SHEPHERD: (Inaudible)


BEHAR: It’s condescending.

HASSELBECK: I actually think that a woman doesn’t have to depend on some man to bring in money to her. If she’s in a position to make her own money then she would feel good about herself.

GOLDBERG: I’ll tell you why–because, because–We’re not depending on men. Let me tell you something, getting on welfare is one of the hardest things anybody has to do–


GOLDBERG: Because you know the stigma that you get for getting on it. So I don't think the government needs to make it any worse by making speeches about people's dignity in terms of working. That's just my opinion.

HASSELBECK: I hear you, I understand you.

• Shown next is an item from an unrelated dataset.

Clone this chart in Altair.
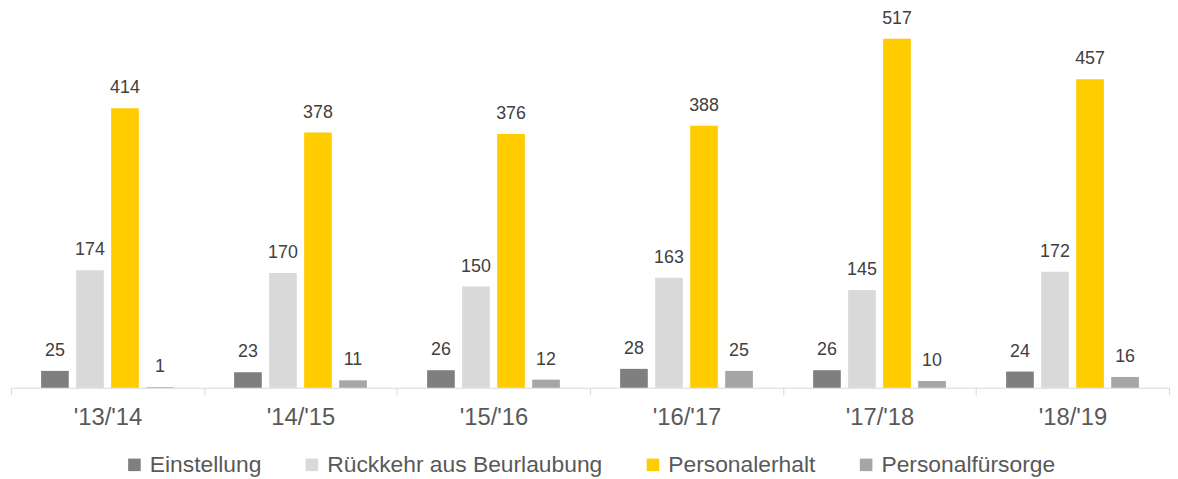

WALTERS: So what–The whole idea is this, it was signed by Bill Clinton–

GOLDBERG: I know, I was there when he did it–

WALTERS: Could I just finish? I let you finish yours, let me–


WALTERS: The whole idea of it, said, was encourage two-parent families if that was possible and discourage out-of-wedlock births. Not that it doesn't happen, not that they should be condemned. But it was a way of saying we will support for you for two to five years and then after that, we hope you can find a job.

GOLDBERG and SHEPHERD: (inaudible)

HASSELBECK: I think that -- I do actually think that women in 17 years, the women's poverty rate is as highest its been now. We need to talk about it now.

SHEPHERD: No, I just think there’s a difference. Welfare was always meant to help people, you know do something and go farther. When you're on welfare, it sometimes it can lead  to complacency. If you're on there for a long time. And I think you get a dignity–You don't have a dignity when you're on there for a long time not doing anything. So I absolutely support pushing women to go out there.

BEHAR: But why not support women to stay home with the children? Ann Romney did it cause she’s rich–

SHEPHERD: No because, you–It’s a difference when you have money–


GOLDBERG: I'm so sorry, we have to go. We have to much. We’ll be right back with more hot topics.